Chibitech and her friends.
Everyone who participated in Animint Sama Awards 2018, thanks to whom I got the motivation to finish the french version of this in May, after procrastinating on it for months.
The sub groups for Pretty Series anime and Aikatsu anime and all of each series’ fans, like everyone on /ai/.
My hypothetical future wife.
Everyone who read this and everyone I’m forgetting.
And YOU!!!

4 thoughts on “Everything You Should Know About KING OF PRISM And Pretty Series in 90 Seconds”
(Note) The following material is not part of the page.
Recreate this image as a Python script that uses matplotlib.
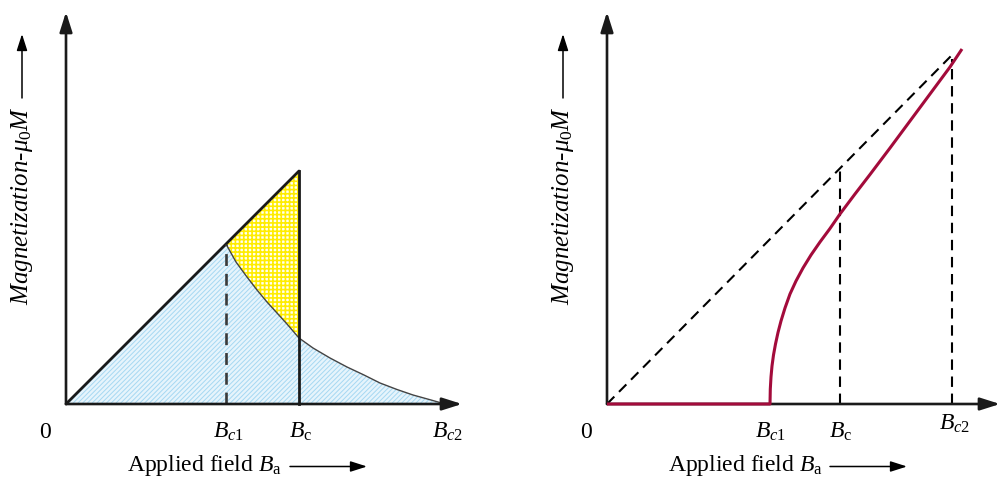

  1. I streamed Rainbow Live over the last year or so with some friends, and we started PriPara a few months before this past Anime Expo so we could appreciate iRis. RL was fantastic, and Pripara is great so far. Before this I’d just had a vague impression of the PR series as “kind of like Aikatsu, but I guess it came first.” I contributed a very little to the recent fansub of Pride the Hero, and it’s pretty much the craziest thing I’ve ever seen. I love this blog post, and I love that you love the franchise enough to write 8 billion words about it. Keep up the good work, friend.

    1. Thank you, this makes me really happy, I hope you will watch AD and DMF too
      I’m not that much of a good or inspired writer, more than 80% of this post is recycled from others posts I did over the years and things I translated.